What the exercise asks: Repeat the listing in full, exactly as it stands.

Material provided:
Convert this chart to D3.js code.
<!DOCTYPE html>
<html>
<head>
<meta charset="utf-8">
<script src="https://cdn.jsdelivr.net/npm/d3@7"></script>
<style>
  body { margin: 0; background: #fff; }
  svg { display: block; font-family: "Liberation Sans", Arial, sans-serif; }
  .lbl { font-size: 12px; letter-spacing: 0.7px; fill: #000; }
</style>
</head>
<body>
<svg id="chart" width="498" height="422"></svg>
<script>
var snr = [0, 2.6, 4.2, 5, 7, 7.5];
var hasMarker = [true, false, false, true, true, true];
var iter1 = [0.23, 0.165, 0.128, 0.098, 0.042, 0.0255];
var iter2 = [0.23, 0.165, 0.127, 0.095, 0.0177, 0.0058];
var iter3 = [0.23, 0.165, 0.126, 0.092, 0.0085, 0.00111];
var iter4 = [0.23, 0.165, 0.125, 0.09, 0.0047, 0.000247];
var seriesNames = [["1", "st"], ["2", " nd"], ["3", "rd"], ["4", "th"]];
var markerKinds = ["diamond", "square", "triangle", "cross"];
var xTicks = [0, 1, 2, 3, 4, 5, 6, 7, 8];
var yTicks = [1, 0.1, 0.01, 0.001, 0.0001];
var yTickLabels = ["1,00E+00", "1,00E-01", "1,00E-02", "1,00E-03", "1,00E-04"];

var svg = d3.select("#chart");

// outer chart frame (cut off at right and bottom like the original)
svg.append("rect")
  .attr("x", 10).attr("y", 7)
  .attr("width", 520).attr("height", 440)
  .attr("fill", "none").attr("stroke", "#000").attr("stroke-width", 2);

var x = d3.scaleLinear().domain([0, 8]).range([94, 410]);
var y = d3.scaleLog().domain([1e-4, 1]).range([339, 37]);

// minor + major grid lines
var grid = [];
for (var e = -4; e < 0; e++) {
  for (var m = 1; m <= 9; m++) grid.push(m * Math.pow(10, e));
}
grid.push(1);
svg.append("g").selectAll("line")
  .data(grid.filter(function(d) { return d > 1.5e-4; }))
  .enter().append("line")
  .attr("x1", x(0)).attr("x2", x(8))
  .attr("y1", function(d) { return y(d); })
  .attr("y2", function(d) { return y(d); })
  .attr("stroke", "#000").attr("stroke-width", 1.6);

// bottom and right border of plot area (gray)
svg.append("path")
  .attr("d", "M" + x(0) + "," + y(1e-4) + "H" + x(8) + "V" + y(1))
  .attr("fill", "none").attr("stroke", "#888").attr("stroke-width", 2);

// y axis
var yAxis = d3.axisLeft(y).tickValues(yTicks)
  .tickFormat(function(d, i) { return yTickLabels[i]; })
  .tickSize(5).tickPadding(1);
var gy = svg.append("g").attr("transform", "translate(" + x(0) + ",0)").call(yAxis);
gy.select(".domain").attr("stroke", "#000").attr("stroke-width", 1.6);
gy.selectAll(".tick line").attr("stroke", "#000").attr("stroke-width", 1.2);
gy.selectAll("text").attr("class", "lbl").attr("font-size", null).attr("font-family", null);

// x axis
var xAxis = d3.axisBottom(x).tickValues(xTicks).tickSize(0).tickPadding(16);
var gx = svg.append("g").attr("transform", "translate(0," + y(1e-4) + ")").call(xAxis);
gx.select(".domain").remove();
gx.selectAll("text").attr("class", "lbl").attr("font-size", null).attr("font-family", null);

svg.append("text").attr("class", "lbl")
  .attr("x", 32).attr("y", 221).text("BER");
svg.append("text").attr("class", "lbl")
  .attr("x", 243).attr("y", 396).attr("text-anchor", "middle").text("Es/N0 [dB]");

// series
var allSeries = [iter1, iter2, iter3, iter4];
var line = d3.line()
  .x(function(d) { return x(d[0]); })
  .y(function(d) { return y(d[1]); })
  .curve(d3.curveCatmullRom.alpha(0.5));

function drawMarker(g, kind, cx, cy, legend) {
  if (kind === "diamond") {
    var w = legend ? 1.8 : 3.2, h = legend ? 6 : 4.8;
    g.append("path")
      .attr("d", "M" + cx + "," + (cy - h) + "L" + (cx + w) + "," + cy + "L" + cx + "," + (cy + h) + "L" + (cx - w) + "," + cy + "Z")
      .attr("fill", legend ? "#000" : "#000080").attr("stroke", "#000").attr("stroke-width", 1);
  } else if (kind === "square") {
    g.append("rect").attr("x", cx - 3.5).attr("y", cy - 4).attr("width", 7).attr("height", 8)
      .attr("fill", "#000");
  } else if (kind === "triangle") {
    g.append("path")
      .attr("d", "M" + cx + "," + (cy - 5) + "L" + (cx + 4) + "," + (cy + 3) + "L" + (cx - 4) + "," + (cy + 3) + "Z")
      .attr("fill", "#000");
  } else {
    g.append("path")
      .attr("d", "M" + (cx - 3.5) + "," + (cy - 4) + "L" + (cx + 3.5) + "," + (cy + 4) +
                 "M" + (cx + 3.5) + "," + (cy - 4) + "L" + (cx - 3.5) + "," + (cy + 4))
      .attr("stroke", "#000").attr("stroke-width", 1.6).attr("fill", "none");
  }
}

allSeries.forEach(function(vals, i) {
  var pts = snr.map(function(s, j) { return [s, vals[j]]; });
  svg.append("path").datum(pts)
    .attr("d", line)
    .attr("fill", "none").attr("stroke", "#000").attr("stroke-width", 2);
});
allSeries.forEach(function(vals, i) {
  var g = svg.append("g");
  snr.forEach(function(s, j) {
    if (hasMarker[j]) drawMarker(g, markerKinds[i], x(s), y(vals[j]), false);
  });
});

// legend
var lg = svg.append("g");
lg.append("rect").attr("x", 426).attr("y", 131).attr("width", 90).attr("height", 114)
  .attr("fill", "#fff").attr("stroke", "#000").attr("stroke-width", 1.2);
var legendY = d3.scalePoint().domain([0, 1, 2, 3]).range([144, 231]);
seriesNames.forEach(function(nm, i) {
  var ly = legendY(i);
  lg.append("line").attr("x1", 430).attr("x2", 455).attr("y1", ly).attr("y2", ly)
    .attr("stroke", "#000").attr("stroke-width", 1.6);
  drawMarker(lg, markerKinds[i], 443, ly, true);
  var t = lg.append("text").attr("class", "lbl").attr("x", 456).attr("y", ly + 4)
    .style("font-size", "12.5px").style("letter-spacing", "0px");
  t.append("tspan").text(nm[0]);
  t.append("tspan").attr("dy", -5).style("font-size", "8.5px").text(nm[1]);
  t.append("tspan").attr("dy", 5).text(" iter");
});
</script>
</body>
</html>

Solution for this exercise:
Convert this chart to D3.js code.
<!DOCTYPE html>
<html>
<head>
<meta charset="utf-8">
<script src="https://cdn.jsdelivr.net/npm/d3@7"></script>
<style>
  body { margin: 0; background: #fff; }
  svg { display: block; font-family: "Liberation Sans", Arial, sans-serif; }
  .lbl { font-size: 12px; letter-spacing: 0.7px; fill: #000; }
</style>
</head>
<body>
<svg id="chart" width="498" height="422"></svg>
<script>
var snr = [0, 2.6, 4.2, 5, 7, 7.5];
var hasMarker = [true, false, false, true, true, true];
var iter1 = [0.23, 0.165, 0.128, 0.098, 0.042, 0.0255];
var iter2 = [0.23, 0.165, 0.127, 0.095, 0.0177, 0.0058];
var iter3 = [0.23, 0.165, 0.126, 0.092, 0.0085, 0.00111];
var iter4 = [0.23, 0.165, 0.125, 0.09, 0.0047, 0.000247];
var seriesNames = [["1", "st"], ["2", " nd"], ["3", "rd"], ["4", "th"]];
var markerKinds = ["diamond", "square", "triangle", "cross"];
var xTicks = [0, 1, 2, 3, 4, 5, 6, 7, 8];
var yTicks = [1, 0.1, 0.01, 0.001, 0.0001];
var yTickLabels = ["1,00E+00", "1,00E-01", "1,00E-02", "1,00E-03", "1,00E-04"];

var svg = d3.select("#chart");

// outer chart frame (cut off at right and bottom like the original)
svg.append("rect")
  .attr("x", 10).attr("y", 7)
  .attr("width", 520).attr("height", 440)
  .attr("fill", "none").attr("stroke", "#000").attr("stroke-width", 2);

var x = d3.scaleLinear().domain([0, 8]).range([94, 410]);
var y = d3.scaleLog().domain([1e-4, 1]).range([339, 37]);

// minor + major grid lines
var grid = [];
for (var e = -4; e < 0; e++) {
  for (var m = 1; m <= 9; m++) grid.push(m * Math.pow(10, e));
}
grid.push(1);
svg.append("g").selectAll("line")
  .data(grid.filter(function(d) { return d > 1.5e-4; }))
  .enter().append("line")
  .attr("x1", x(0)).attr("x2", x(8))
  .attr("y1", function(d) { return y(d); })
  .attr("y2", function(d) { return y(d); })
  .attr("stroke", "#000").attr("stroke-width", 1.6);

// bottom and right border of plot area (gray)
svg.append("path")
  .attr("d", "M" + x(0) + "," + y(1e-4) + "H" + x(8) + "V" + y(1))
  .attr("fill", "none").attr("stroke", "#888").attr("stroke-width", 2);

// y axis
var yAxis = d3.axisLeft(y).tickValues(yTicks)
  .tickFormat(function(d, i) { return yTickLabels[i]; })
  .tickSize(5).tickPadding(1);
var gy = svg.append("g").attr("transform", "translate(" + x(0) + ",0)").call(yAxis);
gy.select(".domain").attr("stroke", "#000").attr("stroke-width", 1.6);
gy.selectAll(".tick line").attr("stroke", "#000").attr("stroke-width", 1.2);
gy.selectAll("text").attr("class", "lbl").attr("font-size", null).attr("font-family", null);

// x axis
var xAxis = d3.axisBottom(x).tickValues(xTicks).tickSize(0).tickPadding(16);
var gx = svg.append("g").attr("transform", "translate(0," + y(1e-4) + ")").call(xAxis);
gx.select(".domain").remove();
gx.selectAll("text").attr("class", "lbl").attr("font-size", null).attr("font-family", null);

svg.append("text").attr("class", "lbl")
  .attr("x", 32).attr("y", 221).text("BER");
svg.append("text").attr("class", "lbl")
  .attr("x", 243).attr("y", 396).attr("text-anchor", "middle").text("Es/N0 [dB]");

// series
var allSeries = [iter1, iter2, iter3, iter4];
var line = d3.line()
  .x(function(d) { return x(d[0]); })
  .y(function(d) { return y(d[1]); })
  .curve(d3.curveCatmullRom.alpha(0.5));

function drawMarker(g, kind, cx, cy, legend) {
  if (kind === "diamond") {
    var w = legend ? 1.8 : 3.2, h = legend ? 6 : 4.8;
    g.append("path")
      .attr("d", "M" + cx + "," + (cy - h) + "L" + (cx + w) + "," + cy + "L" + cx + "," + (cy + h) + "L" + (cx - w) + "," + cy + "Z")
      .attr("fill", legend ? "#000" : "#000080").attr("stroke", "#000").attr("stroke-width", 1);
  } else if (kind === "square") {
    g.append("rect").attr("x", cx - 3.5).attr("y", cy - 4).attr("width", 7).attr("height", 8)
      .attr("fill", "#000");
  } else if (kind === "triangle") {
    g.append("path")
      .attr("d", "M" + cx + "," + (cy - 5) + "L" + (cx + 4) + "," + (cy + 3) + "L" + (cx - 4) + "," + (cy + 3) + "Z")
      .attr("fill", "#000");
  } else {
    g.append("path")
      .attr("d", "M" + (cx - 3.5) + "," + (cy - 4) + "L" + (cx + 3.5) + "," + (cy + 4) +
                 "M" + (cx + 3.5) + "," + (cy - 4) + "L" + (cx - 3.5) + "," + (cy + 4))
      .attr("stroke", "#000").attr("stroke-width", 1.6).attr("fill", "none");
  }
}

allSeries.forEach(function(vals, i) {
  var pts = snr.map(function(s, j) { return [s, vals[j]]; });
  svg.append("path").datum(pts)
    .attr("d", line)
    .attr("fill", "none").attr("stroke", "#000").attr("stroke-width", 2);
});
allSeries.forEach(function(vals, i) {
  var g = svg.append("g");
  snr.forEach(function(s, j) {
    if (hasMarker[j]) drawMarker(g, markerKinds[i], x(s), y(vals[j]), false);
  });
});

// legend
var lg = svg.append("g");
lg.append("rect").attr("x", 426).attr("y", 131).attr("width", 90).attr("height", 114)
  .attr("fill", "#fff").attr("stroke", "#000").attr("stroke-width", 1.2);
var legendY = d3.scalePoint().domain([0, 1, 2, 3]).range([144, 231]);
seriesNames.forEach(function(nm, i) {
  var ly = legendY(i);
  lg.append("line").attr("x1", 430).attr("x2", 455).attr("y1", ly).attr("y2", ly)
    .attr("stroke", "#000").attr("stroke-width", 1.6);
  drawMarker(lg, markerKinds[i], 443, ly, true);
  var t = lg.append("text").attr("class", "lbl").attr("x", 456).attr("y", ly + 4)
    .style("font-size", "12.5px").style("letter-spacing", "0px");
  t.append("tspan").text(nm[0]);
  t.append("tspan").attr("dy", -5).style("font-size", "8.5px").text(nm[1]);
  t.append("tspan").attr("dy", 5).text(" iter");
});
</script>
</body>
</html>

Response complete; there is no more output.